Use Multiple Methods
Learning to write letters doesn't just have to happen with pencil and paper. Incorporate different sensory activities to make letter-writing engaging and enjoyable. Let your child form the letters from clay. To reinforce the proper way to write letters, show him how to place the clay on the table starting at the top just as he would begin with the pencil at the top of the paper. Another option is to spread shaving cream on a pan or counter. Let your child write the letters with his finger in the cream.
Connect to Child
You don't have to teach the letters in alphabetical order. Starting with the letters in the child's name gives writing a personal connection. The child may already know the letters that make up her name. Now it's time for her to go from saying the letters in her name to writing them. Print her name so that she sees how it looks. Write the letters again one at a time so that she can copy you.

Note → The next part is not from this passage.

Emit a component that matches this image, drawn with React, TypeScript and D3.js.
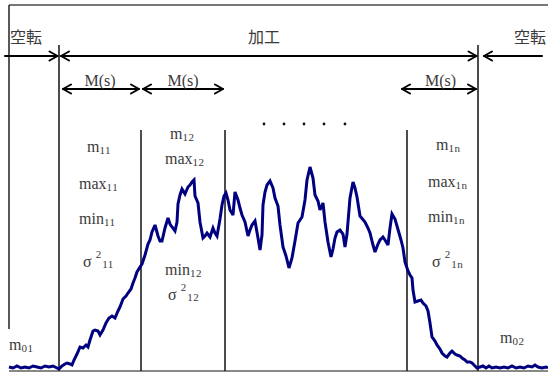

The nationally known program Handwriting Without Tears starts with all capital letters, which are usually easier to identify and write. When a child masters upper-case letters, teach her the lower-case way to write her name. Your child might also show interest in writing letters to form other meaningful words, such as family members' names.
Continue expanding and working on other letters until your child learns the entire alphabet. You might choose a few letters to focus on each week, or work on letters as you see them in the environment until your child knows how to write all of the ABCs. Practice the letters you see on a street sign on a walk, for example.